▶ **Written request**:
Quote from the first line below through the line that contains "(title) at (625,71)", both included, and leave the pictures out.

▶ **Given data**:
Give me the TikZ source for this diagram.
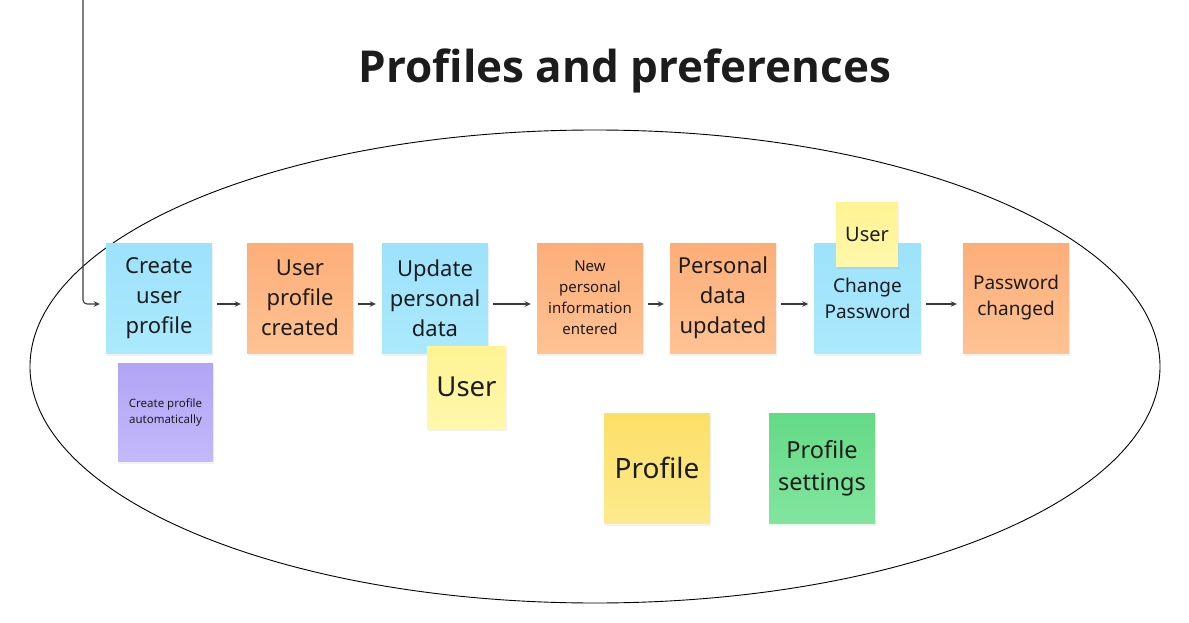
\documentclass[tikz,border=0pt]{standalone}
\usepackage{fontspec}
\setmainfont{Noto Sans}
\newfontfamily\titlefont{Open Sans}
\usetikzlibrary{arrows.meta,shadows}
\definecolor{inkText}{HTML}{1C1C1C}
\definecolor{arrowGray}{HTML}{3A3A3A}
\definecolor{blueTop}{HTML}{9DE2FB}
\definecolor{blueBot}{HTML}{ABE9FD}
\definecolor{orangeTop}{HTML}{FDAE78}
\definecolor{orangeBot}{HTML}{FEC293}
\definecolor{paleYellowTop}{HTML}{FFF393}
\definecolor{paleYellowBot}{HTML}{FFF7AC}
\definecolor{yellowTop}{HTML}{FBDF66}
\definecolor{yellowBot}{HTML}{FDEA8E}
\definecolor{greenTop}{HTML}{64DA86}
\definecolor{greenBot}{HTML}{82E59F}
\definecolor{purpleTop}{HTML}{B1A4F5}
\definecolor{purpleBot}{HTML}{C3B9FB}

\begin{document}
\begin{tikzpicture}[x=1pt, y=-1pt,
  note/.style={minimum width=106pt, minimum height=110pt, inner sep=0pt, align=center, text=inkText,
    drop shadow={opacity=0.10, shadow xshift=1pt, shadow yshift=-3pt}},
  blueNote/.style={note, top color=blueTop, bottom color=blueBot},
  orangeNote/.style={note, top color=orangeTop, bottom color=orangeBot},
  bigText/.style={font=\fontsize{22}{30}\selectfont},
  midText/.style={font=\fontsize{19}{26}\selectfont},
  flow/.style={-{Stealth[length=6pt, width=5.5pt]}, draw=arrowGray, line width=1.1pt, shorten <=5pt, shorten >=6pt}]
  \useasboundingbox (0,0) rectangle (1189,623);

  % frame
  \draw[black, line width=0.9pt] (595,366.5) ellipse [x radius=565, y radius=236.5];
  \node[text=inkText, font=\titlefont\bfseries\fontsize{44}{50}\selectfont] (title) at (625,71) {Profiles and preferences};

  % main flow
  \node[blueNote, bigText] (create) at (159,298) {Create\\user\\profile};
  \node[orangeNote, bigText] (created) at (300,298) {User\\profile\\created};
  \node[blueNote, bigText] (update) at (435,298) {Update\\personal\\data};
  \node[orangeNote, font=\fontsize{15}{21}\selectfont] (entered) at (590,298) {New\\personal\\information\\entered};
  \node[orangeNote, bigText] (updated) at (723,298) {Personal\\data\\updated};
  \node[blueNote, midText] (change) at (867.5,298) {Change\\Password};
  \node[orangeNote, midText] (changed) at (1016,298) {Password\\changed};

  % actors and extras
  \node[note, minimum width=62pt, minimum height=64pt, top color=paleYellowTop, bottom color=paleYellowBot,
    font=\fontsize{20}{26}\selectfont] (userTop) at (867,234) {User};
  \node[note, minimum width=79pt, minimum height=82pt, top color=paleYellowTop, bottom color=paleYellowBot,
    font=\fontsize{27.5}{32}\selectfont] (userLow) at (466.5,387) {User};
  \node[note, minimum width=95pt, minimum height=98pt, top color=purpleTop, bottom color=purpleBot,
    font=\fontsize{11.5}{16}\selectfont] (auto) at (165.5,412) {Create profile\\automatically};
  \node[note, top color=yellowTop, bottom color=yellowBot, font=\fontsize{28}{32}\selectfont] (profile) at (657,468) {Profile};
  \node[note, top color=greenTop, bottom color=greenBot, font=\fontsize{23.5}{32}\selectfont] (settings) at (822,468) {Profile\\settings};

  % connectors
  \coordinate (entry) at (83,0);
  \draw[flow, shorten <=0pt, rounded corners=4pt] (entry) |- ([yshift=-6pt]create.west);
  \draw[flow] ([yshift=-6pt]create.east) -- ([yshift=-6pt]created.west);
  \draw[flow] ([yshift=-6pt]created.east) -- ([yshift=-6pt]update.west);
  \draw[flow] ([yshift=-6pt]update.east) -- ([yshift=-6pt]entered.west);
  \draw[flow] ([yshift=-6pt]entered.east) -- ([yshift=-6pt]updated.west);
  \draw[flow] ([yshift=-6pt]updated.east) -- ([yshift=-6pt]change.west);
  \draw[flow] ([yshift=-6pt]change.east) -- ([yshift=-6pt]changed.west);
\end{tikzpicture}
\end{document}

▶ **Exercise response**:
Give me the TikZ source for this diagram.
\documentclass[tikz,border=0pt]{standalone}
\usepackage{fontspec}
\setmainfont{Noto Sans}
\newfontfamily\titlefont{Open Sans}
\usetikzlibrary{arrows.meta,shadows}
\definecolor{inkText}{HTML}{1C1C1C}
\definecolor{arrowGray}{HTML}{3A3A3A}
\definecolor{blueTop}{HTML}{9DE2FB}
\definecolor{blueBot}{HTML}{ABE9FD}
\definecolor{orangeTop}{HTML}{FDAE78}
\definecolor{orangeBot}{HTML}{FEC293}
\definecolor{paleYellowTop}{HTML}{FFF393}
\definecolor{paleYellowBot}{HTML}{FFF7AC}
\definecolor{yellowTop}{HTML}{FBDF66}
\definecolor{yellowBot}{HTML}{FDEA8E}
\definecolor{greenTop}{HTML}{64DA86}
\definecolor{greenBot}{HTML}{82E59F}
\definecolor{purpleTop}{HTML}{B1A4F5}
\definecolor{purpleBot}{HTML}{C3B9FB}

\begin{document}
\begin{tikzpicture}[x=1pt, y=-1pt,
  note/.style={minimum width=106pt, minimum height=110pt, inner sep=0pt, align=center, text=inkText,
    drop shadow={opacity=0.10, shadow xshift=1pt, shadow yshift=-3pt}},
  blueNote/.style={note, top color=blueTop, bottom color=blueBot},
  orangeNote/.style={note, top color=orangeTop, bottom color=orangeBot},
  bigText/.style={font=\fontsize{22}{30}\selectfont},
  midText/.style={font=\fontsize{19}{26}\selectfont},
  flow/.style={-{Stealth[length=6pt, width=5.5pt]}, draw=arrowGray, line width=1.1pt, shorten <=5pt, shorten >=6pt}]
  \useasboundingbox (0,0) rectangle (1189,623);

  % frame
  \draw[black, line width=0.9pt] (595,366.5) ellipse [x radius=565, y radius=236.5];
  \node[text=inkText, font=\titlefont\bfseries\fontsize{44}{50}\selectfont] (title) at (625,71) {Profiles and preferences};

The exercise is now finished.